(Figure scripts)

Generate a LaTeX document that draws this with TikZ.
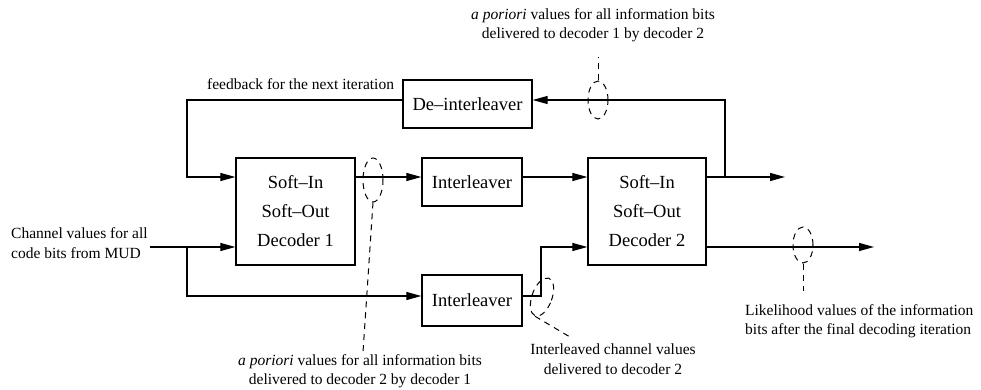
\documentclass[tikz,border=0pt]{standalone}
\usepackage{fontspec}
\setmainfont{Liberation Serif}
\usetikzlibrary{arrows.meta,shapes.geometric,calc}
\begin{document}
\begin{tikzpicture}[x=1pt,y=-1pt,
  blk/.style={draw,line width=1.3pt,inner sep=0pt,align=center,font=\fontsize{18.5}{29}\selectfont},
  lbl/.style={inner sep=0pt,align=center,font=\fontsize{15.5}{19.5}\selectfont},
  wire/.style={line width=1.2pt},
  arr/.style={wire,-{Triangle[length=15pt,width=8pt]}},
  loop/.style={draw,dashed,line width=1pt,ellipse,inner sep=0pt,dash pattern=on 6pt off 5pt},
  lead/.style={dashed,line width=1pt,dash pattern=on 6pt off 5pt}]
\useasboundingbox (0,0) rectangle (981,390);
% blocks
\node[blk,minimum width=119pt,minimum height=107pt] (dec1) at (295.5,211.5) {Soft–In\\Soft–Out\\Decoder 1};
\node[blk,minimum width=118pt,minimum height=107pt] (dec2) at (647,211.5) {Soft–In\\Soft–Out\\Decoder 2};
\node[blk,minimum width=100pt,minimum height=48pt] (il1) at (472,182) {Interleaver};
\node[blk,minimum width=100pt,minimum height=51pt] (il2) at (472,300.5) {Interleaver};
\node[blk,minimum width=129pt,minimum height=48pt] (deint) at (467.5,104) {De–interleaver};
% helper rows / columns
\coordinate (rowA) at (0,177);
\coordinate (rowB) at (0,247);
\coordinate (rowC) at (0,296);
\coordinate (rowF) at (0,100);
\coordinate (lx) at (187,0);
\coordinate (fbx) at (725,0);
\coordinate (jx) at (541,0);
\coordinate (inA) at (150,247);
\coordinate (outA) at (785,177);
\coordinate (outB) at (874,247);
% connectors
\draw[arr] (fbx |- rowA) -- (fbx |- rowF) -- (deint.east |- rowF);
\draw[arr] (dec2.east |- rowA) -- (outA);
\draw[arr] (deint.west |- rowF) -- (lx |- rowF) -- (lx |- rowA) -- (dec1.west |- rowA);
\draw[arr] (inA) -- (dec1.west |- rowB);
\draw[arr] (lx |- rowB) -- (lx |- rowC) -- (il2.west |- rowC);
\draw[arr] (dec1.east |- rowA) -- (il1.west |- rowA);
\draw[arr] (il1.east |- rowA) -- (dec2.west |- rowA);
\draw[arr] (il2.east |- rowC) -- (jx |- rowC) -- (jx |- rowB) -- (dec2.west |- rowB);
\draw[arr] (dec2.east |- rowB) -- (outB);
% dashed markers
\node[loop,minimum width=20pt,minimum height=44pt] (e1) at (373,180) {};
\node[loop,minimum width=20pt,minimum height=38pt] (e2) at (598,100) {};
\node[loop,minimum width=20pt,minimum height=40pt,rotate=-20] (e3) at (542,297) {};
\node[loop,minimum width=20pt,minimum height=36pt] (e4) at (803,245) {};
\coordinate (t1) at (363,352);
\coordinate (t2) at (598,57);
\coordinate (t3) at (570,337);
\coordinate (t4) at (803,291);
\draw[lead] (e1.south) -- (t1);
\draw[lead] (e2.north) -- (t2);
\draw[lead] (e3.south) -- (t3);
\draw[lead] (e4.south) -- (t4);
% labels
\node[lbl] (ltop) at (593,25) {\textit{a poriori} values for all information bits\\delivered to decoder 1 by decoder 2};
\node[lbl,anchor=base west] (lfb) at (207,90) {feedback for the next iteration};
\node[lbl,align=left,anchor=west] (lin) at (11,243) {Channel values for all\\code bits from MUD};
\node[lbl] (lbot) at (360,371) {\textit{a poriori} values for all information bits\\delivered to decoder 2 by decoder 1};
\node[lbl] (lint) at (613,359) {Interleaved channel values\\delivered to decoder 2};
\node[lbl,align=left,anchor=west] (llik) at (745,321) {Likelihood values of the information\\bits after the final decoding iteration};
\end{tikzpicture}
\end{document}
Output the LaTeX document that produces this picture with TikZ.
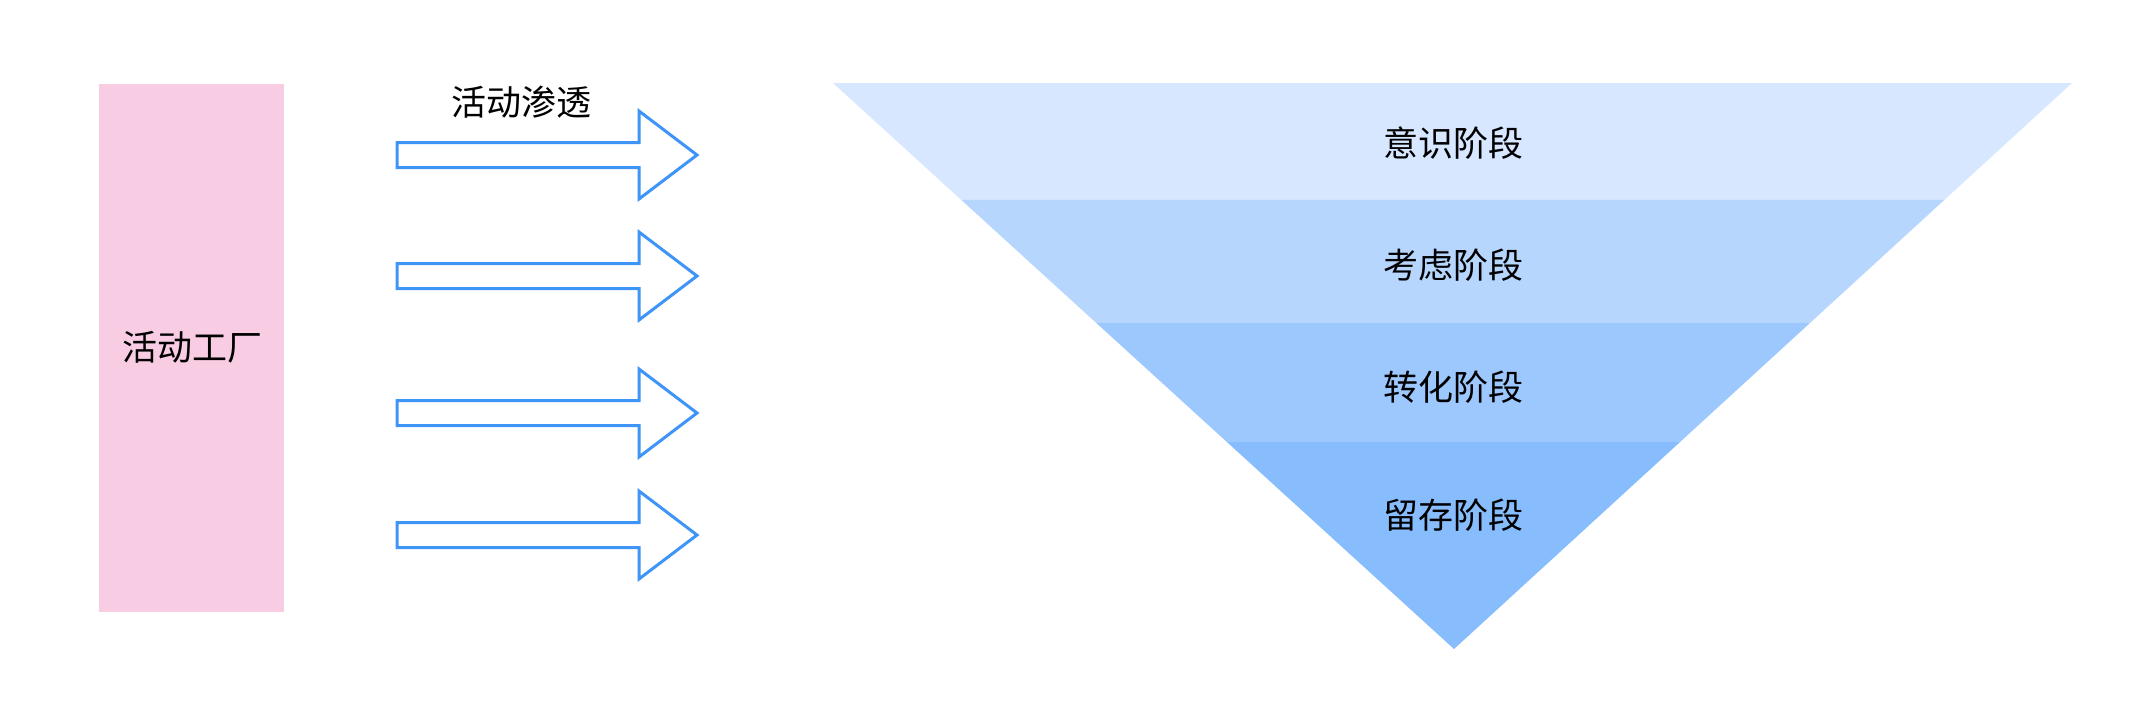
\documentclass[tikz,border=0pt]{standalone}
\usepackage{fontspec}
\setmainfont{Noto Sans CJK SC}
\usetikzlibrary{calc}
\definecolor{pinkbox}{HTML}{F8CCE2}
\definecolor{arrowblue}{HTML}{3F94F7}
\definecolor{bandA}{HTML}{D6E7FF}
\definecolor{bandB}{HTML}{B7D6FE}
\definecolor{bandC}{HTML}{9DC8FE}
\definecolor{bandD}{HTML}{87BCFD}
\tikzset{
  lbl/.style={inner sep=0pt, font=\fontsize{35}{40}\selectfont, text=black},
  blockarrow/.style={draw=arrowblue, line width=3pt, fill=white, line join=miter},
}
\newcommand{\blockarr}[1]{%
  \draw[blockarrow] (397,#1-12.5) -- (639,#1-12.5) -- (639,#1-44) -- (697,#1) -- (639,#1+44) -- (639,#1+12.5) -- (397,#1+12.5) -- cycle;}
\begin{document}
\begin{tikzpicture}[x=1pt,y=-1pt]
\useasboundingbox (0,0) rectangle (2138,724);
% left box
\fill[pinkbox] (99,84) rectangle (284,612);
\node[lbl] (factory) at (192,347) {活动工厂};
% arrows
\blockarr{155}
\blockarr{276}
\blockarr{413}
\blockarr{535}
\node[lbl] (infil) at (521,102) {活动渗透};
% funnel
\coordinate (TL) at (833,83);
\coordinate (TR) at (2072,83);
\coordinate (AP) at (1454,649);
\coordinate (L1) at ($(TL)!0.2067!(AP)$);
\coordinate (R1) at ($(TR)!0.2067!(AP)$);
\coordinate (L2) at ($(TL)!0.4240!(AP)$);
\coordinate (R2) at ($(TR)!0.4240!(AP)$);
\coordinate (L3) at ($(TL)!0.6343!(AP)$);
\coordinate (R3) at ($(TR)!0.6343!(AP)$);
\fill[bandA] (TL) -- (TR) -- (R1) -- (L1) -- cycle;
\fill[bandB] (L1) -- (R1) -- (R2) -- (L2) -- cycle;
\fill[bandC] (L2) -- (R2) -- (R3) -- (L3) -- cycle;
\fill[bandD] (L3) -- (R3) -- (AP) -- cycle;
\node[lbl] (s1) at (1453,143) {意识阶段};
\node[lbl] (s2) at (1453,265) {考虑阶段};
\node[lbl] (s3) at (1453,387) {转化阶段};
\node[lbl] (s4) at (1453,515) {留存阶段};
\end{tikzpicture}
\end{document}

■ Task objective ■
Transcribe all the lines above exactly, apart from the pictures.

■ Output below ■
Generate a LaTeX document that draws this with TikZ.
\documentclass[tikz,border=0pt]{standalone}
\usepackage{fontspec}
\setmainfont{Liberation Serif}
\usetikzlibrary{arrows.meta,shapes.geometric,calc}
\begin{document}
\begin{tikzpicture}[x=1pt,y=-1pt,
  blk/.style={draw,line width=1.3pt,inner sep=0pt,align=center,font=\fontsize{18.5}{29}\selectfont},
  lbl/.style={inner sep=0pt,align=center,font=\fontsize{15.5}{19.5}\selectfont},
  wire/.style={line width=1.2pt},
  arr/.style={wire,-{Triangle[length=15pt,width=8pt]}},
  loop/.style={draw,dashed,line width=1pt,ellipse,inner sep=0pt,dash pattern=on 6pt off 5pt},
  lead/.style={dashed,line width=1pt,dash pattern=on 6pt off 5pt}]
\useasboundingbox (0,0) rectangle (981,390);
% blocks
\node[blk,minimum width=119pt,minimum height=107pt] (dec1) at (295.5,211.5) {Soft–In\\Soft–Out\\Decoder 1};
\node[blk,minimum width=118pt,minimum height=107pt] (dec2) at (647,211.5) {Soft–In\\Soft–Out\\Decoder 2};
\node[blk,minimum width=100pt,minimum height=48pt] (il1) at (472,182) {Interleaver};
\node[blk,minimum width=100pt,minimum height=51pt] (il2) at (472,300.5) {Interleaver};
\node[blk,minimum width=129pt,minimum height=48pt] (deint) at (467.5,104) {De–interleaver};
% helper rows / columns
\coordinate (rowA) at (0,177);
\coordinate (rowB) at (0,247);
\coordinate (rowC) at (0,296);
\coordinate (rowF) at (0,100);
\coordinate (lx) at (187,0);
\coordinate (fbx) at (725,0);
\coordinate (jx) at (541,0);
\coordinate (inA) at (150,247);
\coordinate (outA) at (785,177);
\coordinate (outB) at (874,247);
% connectors
\draw[arr] (fbx |- rowA) -- (fbx |- rowF) -- (deint.east |- rowF);
\draw[arr] (dec2.east |- rowA) -- (outA);
\draw[arr] (deint.west |- rowF) -- (lx |- rowF) -- (lx |- rowA) -- (dec1.west |- rowA);
\draw[arr] (inA) -- (dec1.west |- rowB);
\draw[arr] (lx |- rowB) -- (lx |- rowC) -- (il2.west |- rowC);
\draw[arr] (dec1.east |- rowA) -- (il1.west |- rowA);
\draw[arr] (il1.east |- rowA) -- (dec2.west |- rowA);
\draw[arr] (il2.east |- rowC) -- (jx |- rowC) -- (jx |- rowB) -- (dec2.west |- rowB);
\draw[arr] (dec2.east |- rowB) -- (outB);
% dashed markers
\node[loop,minimum width=20pt,minimum height=44pt] (e1) at (373,180) {};
\node[loop,minimum width=20pt,minimum height=38pt] (e2) at (598,100) {};
\node[loop,minimum width=20pt,minimum height=40pt,rotate=-20] (e3) at (542,297) {};
\node[loop,minimum width=20pt,minimum height=36pt] (e4) at (803,245) {};
\coordinate (t1) at (363,352);
\coordinate (t2) at (598,57);
\coordinate (t3) at (570,337);
\coordinate (t4) at (803,291);
\draw[lead] (e1.south) -- (t1);
\draw[lead] (e2.north) -- (t2);
\draw[lead] (e3.south) -- (t3);
\draw[lead] (e4.south) -- (t4);
% labels
\node[lbl] (ltop) at (593,25) {\textit{a poriori} values for all information bits\\delivered to decoder 1 by decoder 2};
\node[lbl,anchor=base west] (lfb) at (207,90) {feedback for the next iteration};
\node[lbl,align=left,anchor=west] (lin) at (11,243) {Channel values for all\\code bits from MUD};
\node[lbl] (lbot) at (360,371) {\textit{a poriori} values for all information bits\\delivered to decoder 2 by decoder 1};
\node[lbl] (lint) at (613,359) {Interleaved channel values\\delivered to decoder 2};
\node[lbl,align=left,anchor=west] (llik) at (745,321) {Likelihood values of the information\\bits after the final decoding iteration};
\end{tikzpicture}
\end{document}
Output the LaTeX document that produces this picture with TikZ.
\documentclass[tikz,border=0pt]{standalone}
\usepackage{fontspec}
\setmainfont{Noto Sans CJK SC}
\usetikzlibrary{calc}
\definecolor{pinkbox}{HTML}{F8CCE2}
\definecolor{arrowblue}{HTML}{3F94F7}
\definecolor{bandA}{HTML}{D6E7FF}
\definecolor{bandB}{HTML}{B7D6FE}
\definecolor{bandC}{HTML}{9DC8FE}
\definecolor{bandD}{HTML}{87BCFD}
\tikzset{
  lbl/.style={inner sep=0pt, font=\fontsize{35}{40}\selectfont, text=black},
  blockarrow/.style={draw=arrowblue, line width=3pt, fill=white, line join=miter},
}
\newcommand{\blockarr}[1]{%
  \draw[blockarrow] (397,#1-12.5) -- (639,#1-12.5) -- (639,#1-44) -- (697,#1) -- (639,#1+44) -- (639,#1+12.5) -- (397,#1+12.5) -- cycle;}
\begin{document}
\begin{tikzpicture}[x=1pt,y=-1pt]
\useasboundingbox (0,0) rectangle (2138,724);
% left box
\fill[pinkbox] (99,84) rectangle (284,612);
\node[lbl] (factory) at (192,347) {活动工厂};
% arrows
\blockarr{155}
\blockarr{276}
\blockarr{413}
\blockarr{535}
\node[lbl] (infil) at (521,102) {活动渗透};
% funnel
\coordinate (TL) at (833,83);
\coordinate (TR) at (2072,83);
\coordinate (AP) at (1454,649);
\coordinate (L1) at ($(TL)!0.2067!(AP)$);
\coordinate (R1) at ($(TR)!0.2067!(AP)$);
\coordinate (L2) at ($(TL)!0.4240!(AP)$);
\coordinate (R2) at ($(TR)!0.4240!(AP)$);
\coordinate (L3) at ($(TL)!0.6343!(AP)$);
\coordinate (R3) at ($(TR)!0.6343!(AP)$);
\fill[bandA] (TL) -- (TR) -- (R1) -- (L1) -- cycle;
\fill[bandB] (L1) -- (R1) -- (R2) -- (L2) -- cycle;
\fill[bandC] (L2) -- (R2) -- (R3) -- (L3) -- cycle;
\fill[bandD] (L3) -- (R3) -- (AP) -- cycle;
\node[lbl] (s1) at (1453,143) {意识阶段};
\node[lbl] (s2) at (1453,265) {考虑阶段};
\node[lbl] (s3) at (1453,387) {转化阶段};
\node[lbl] (s4) at (1453,515) {留存阶段};
\end{tikzpicture}
\end{document}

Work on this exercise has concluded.